わたしの側弯症
「私が側弯症と診断されたのは、3歳の夏でした。それは母が、私の肩甲骨が左右対称でない事に気付き ...」(女性会員 14才)
私が側弯症と診断されたのは、3歳の夏でした。それは母が、私の
肩甲骨が左右対称でない事に気付き、浜松北病院の小池先生に見て頂いた時の事です。背骨の一つのブロックの端がかけている。奇形の為の側弯症だと言われま
した。でも今すぐ治療と言う事でなく、一番の成長期の十歳前後まで、経過を観ていこうという事になりました。それは、その時期が一番曲がりややすく内臓に
も影響してくるという事でした。
そして小池先生は、その時には、慶応病院の側弯症専門の友人{鈴木先生}を紹介するからと、おっしゃいました。それから、半年に一回レントゲンを撮って
経過を観ていただいていましたが、小学六年生の時にとうとう、東京行きを言い渡されました。その時には、もう五十度にも曲がっていました。私は手術をしな
ければならいという気持ちと、鈴木先生はどんな先生どろうかと、不安ばかりつのらせ、東京へむかいました。鈴木先生は、優しく接して下さいました。でも、
私の側弯は先天性だから、進行するという事ですぐに手術と言われました。けれども、私の骨がまだ未熟なので一年間、コルセットをつけて、様子を観ようとい
う事になりました。コルセットは、肋骨の隆起を押さえる目的だそうです。コルセットは夏は暑く、冬は冷たく、嫌だな思う時もありましたが、検診時鈴木先生
から『良い状態だ』と言われると、コルセットをしてて良かったなと思いました。
そして、1年を待たずに手術の日が決まりました。手術の1ヶ月前から自己血を採る為、週1回浜松から蒲田の大槻病院まで通いました。入院してからも自己
血を採ったり、検査などで十日位かかりました。病院には、もう手術を済ませている人が三人もいました。皆が手術後の様子を色々教えてくれたので少し安心も
しました。一週間たったらあの人の様になる、二週間たったらこの人の様に元気になれるんだ、と自分を励ます事も出来ました。

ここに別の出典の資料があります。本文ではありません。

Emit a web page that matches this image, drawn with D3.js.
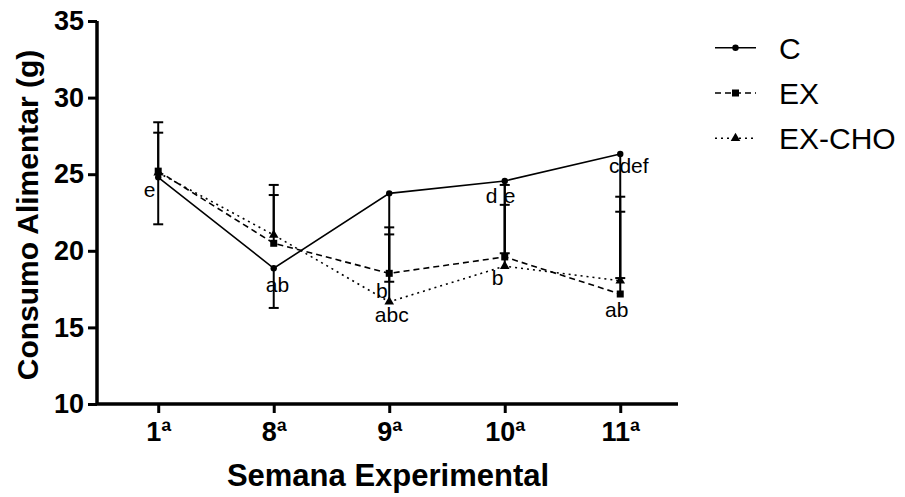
<!DOCTYPE html>
<html>
<head>
<meta charset="utf-8">
<script src="https://cdn.jsdelivr.net/npm/d3@7"></script>
<style>
body { margin: 0; background: #fff; }
text { font-family: Arial, "Liberation Sans", sans-serif; }
</style>
</head>
<body>
<script>
// weeks and group means (g)
var weeks = ["1ª", "8ª", "9ª", "10ª", "11ª"];
var cMean = [24.8, 18.86, 23.75, 24.56, 26.32];
var exMean = [25.2, 20.49, 18.53, 19.6, 17.18];
var choMean = [25.1, 21.03, 16.67, 19.0, 18.05];
// one-sided error bars (C drawn below, EX and EX-CHO above)
var cErr = [3.07, 2.59, 5.77, 4.72, 8.1];
var exErr = [3.19, 3.81, 3.0, 4.7, 6.35];
var choErr = [2.61, 2.61, 4.4, 4.0, 4.5];
var yTicks = [10, 15, 20, 25, 30, 35];

// significance letters: text, week position, value at baseline
var letters = ["e", "ab", "b", "abc", "d", "e", "b", "cdef", "ab"];
var letterPos = [-0.074, 1.032, 1.935, 2.022, 2.887, 3.043, 2.939, 4.074, 3.97];
var letterVal = [23.51, 17.31, 16.92, 15.37, 23.12, 23.12, 17.77, 25.06, 15.70];

var width = 905, height = 497;

var svg = d3.select("body").append("svg")
    .attr("width", width)
    .attr("height", height);

var x = d3.scaleLinear().domain([-0.53, 4.5]).range([97, 678]);
var y = d3.scaleLinear().domain([10, 35]).range([404, 21]);

var series = [
    {name: "C", mean: cMean, err: cErr, dir: -1, dash: null, shape: "circle"},
    {name: "EX", mean: exMean, err: exErr, dir: 1, dash: "6,4", shape: "square"},
    {name: "EX-CHO", mean: choMean, err: choErr, dir: 1, dash: "2,4", shape: "triangle"}
];

function marker(g, shape, cx, cy) {
    if (shape == "circle") {
        g.append("circle").attr("cx", cx).attr("cy", cy).attr("r", 3.2).attr("fill", "#000");
    } else if (shape == "square") {
        g.append("rect").attr("x", cx - 3.5).attr("y", cy - 3.5)
            .attr("width", 7).attr("height", 7).attr("fill", "#000");
    } else {
        g.append("path")
            .attr("d", d3.symbol().type(d3.symbolTriangle).size(40)())
            .attr("transform", "translate(" + cx + "," + cy + ")")
            .attr("fill", "#000");
    }
}

//error bars first
series.forEach(function(s) {
    var g = svg.append("g");
    s.mean.forEach(function(m, i) {
        var end = m + s.dir * s.err[i];
        g.append("line")
            .attr("x1", x(i)).attr("x2", x(i))
            .attr("y1", y(m)).attr("y2", y(end))
            .attr("stroke", "#000").attr("stroke-width", 2);
        g.append("line")
            .attr("x1", x(i) - 5).attr("x2", x(i) + 5)
            .attr("y1", y(end)).attr("y2", y(end))
            .attr("stroke", "#000").attr("stroke-width", 2);
    });
});

//lines and markers
var line = d3.line()
    .x(function(d, i) { return x(i); })
    .y(function(d) { return y(d); });

series.forEach(function(s) {
    svg.append("path")
        .datum(s.mean)
        .attr("d", line)
        .attr("fill", "none")
        .attr("stroke", "#000")
        .attr("stroke-width", 1.6)
        .attr("stroke-dasharray", s.dash);
    var g = svg.append("g");
    s.mean.forEach(function(m, i) { marker(g, s.shape, x(i), y(m)); });
});

//letters
svg.selectAll(".sig")
    .data(letters)
    .enter()
    .append("text")
    .attr("class", "sig")
    .attr("x", function(d, i) { return x(letterPos[i]); })
    .attr("y", function(d, i) { return y(letterVal[i]); })
    .attr("text-anchor", "middle")
    .attr("font-size", 21)
    .text(function(d) { return d; });

//axes
var yAxis = svg.append("g")
    .attr("transform", "translate(97,0)")
    .call(d3.axisLeft(y).tickValues(yTicks).tickSize(9).tickPadding(4));
var xAxis = svg.append("g")
    .attr("transform", "translate(0,404)")
    .call(d3.axisBottom(x).tickValues(d3.range(weeks.length)).tickSize(9).tickPadding(9)
        .tickFormat(function(d) { return weeks[d]; }));

[xAxis, yAxis].forEach(function(a) {
    a.select(".domain").attr("stroke-width", 3.5).attr("d", null);
    a.selectAll(".tick line").attr("stroke-width", 3);
    a.selectAll("text")
        .attr("font-size", 27)
        .attr("font-weight", "bold")
        .attr("font-family", "Arial, 'Liberation Sans', sans-serif")
        .attr("fill", "#000");
});
yAxis.select(".domain").attr("d", "M0,404V21");
xAxis.select(".domain").attr("d", "M97,0H678");

svg.append("text")
    .attr("x", 388).attr("y", 486)
    .attr("text-anchor", "middle")
    .attr("font-size", 31)
    .attr("font-weight", "bold")
    .text("Semana Experimental");

svg.append("text")
    .attr("transform", "translate(38,215) rotate(-90)")
    .attr("text-anchor", "middle")
    .attr("font-size", 30)
    .attr("font-weight", "bold")
    .text("Consumo Alimentar (g)");

//legend
series.forEach(function(s, i) {
    var ly = 47.7 + i * 45.3;
    var g = svg.append("g");
    g.append("line")
        .attr("x1", 715).attr("x2", 756)
        .attr("y1", ly).attr("y2", ly)
        .attr("stroke", "#000").attr("stroke-width", 1.6)
        .attr("stroke-dasharray", s.dash);
    marker(g, s.shape, 735.5, ly);
    g.append("text")
        .attr("x", 779).attr("y", ly + 11)
        .attr("font-size", 30)
        .text(s.name);
});
</script>
</body>
</html>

手術室へむかう時、家族だけでなく仲間達も励ましながら送ってくれました。すごく勇気が出た様な気がしました。手術室では、先生や看護婦さん達が明るく
て、本当にこれから手術が始まるのかなと、疑ってしまう程でした。しばらくして私は、麻酔をかけられ、眠りました。それから四時間位たち、部屋へ運ばれて
行く時に、気が付きました。(ああ、終わったんだな)と安心しました。先生が「足を動かしてごらん」と言ったので、一生懸命動かしました。これで合併症の
心配もなく手術は無事済んだのです。この時、すごく寒かったのを覚えています。次の日には立ち、二日目には少し歩きました。まだ麻酔が効いていて、ウトウ
トしている状態だったので、はっきりと覚えていません。そして一週間もしないうちに、自分で立ち上がったり、歩いたりする事が出来る様になり、自分でもど
んどん回復している事がわかり、嬉しかったです。
今はもう手術をしてから、半年がたちました。運動規制があるものの、あと半年位我慢すれば運動が出来ると思うと、楽しくて仕方がありません。私は、手術
を受けて良かったと思います。手術が怖くて悩んだりもしました。でも、健康になれた事、手術という大きな山を乗り越える勇気と力を持てた事、手術をしなけ
れば出会えなかった人達に巡り会えた事、体の事を話し合える友達が出来た事は、私の一生の宝物です。
鈴木先生初め、手術についてくださった諸先生方、芦田先生、看護婦さん、励ましてくださった「あやめの会」の皆さんに感謝いたします。そして鈴木先生を
紹介して下さった浜松の小池先生、有り難うございました。小池先生は、私が初めて鈴木先生に診ていただいた日の10日後、膵臓ガンで亡くなられました。後
で聞いた事ですが、とてもお体が辛いのに、私の為に鈴木先生宛ての紹介状を書いて下さったそうです。それを思うと胸が痛みます。
鈴木先生に健康にして頂いた体で、小池先生の分まで、精一杯生きて行こうと思います。
最後に、小池先生のご冥福をお祈りして終わらせていただきます。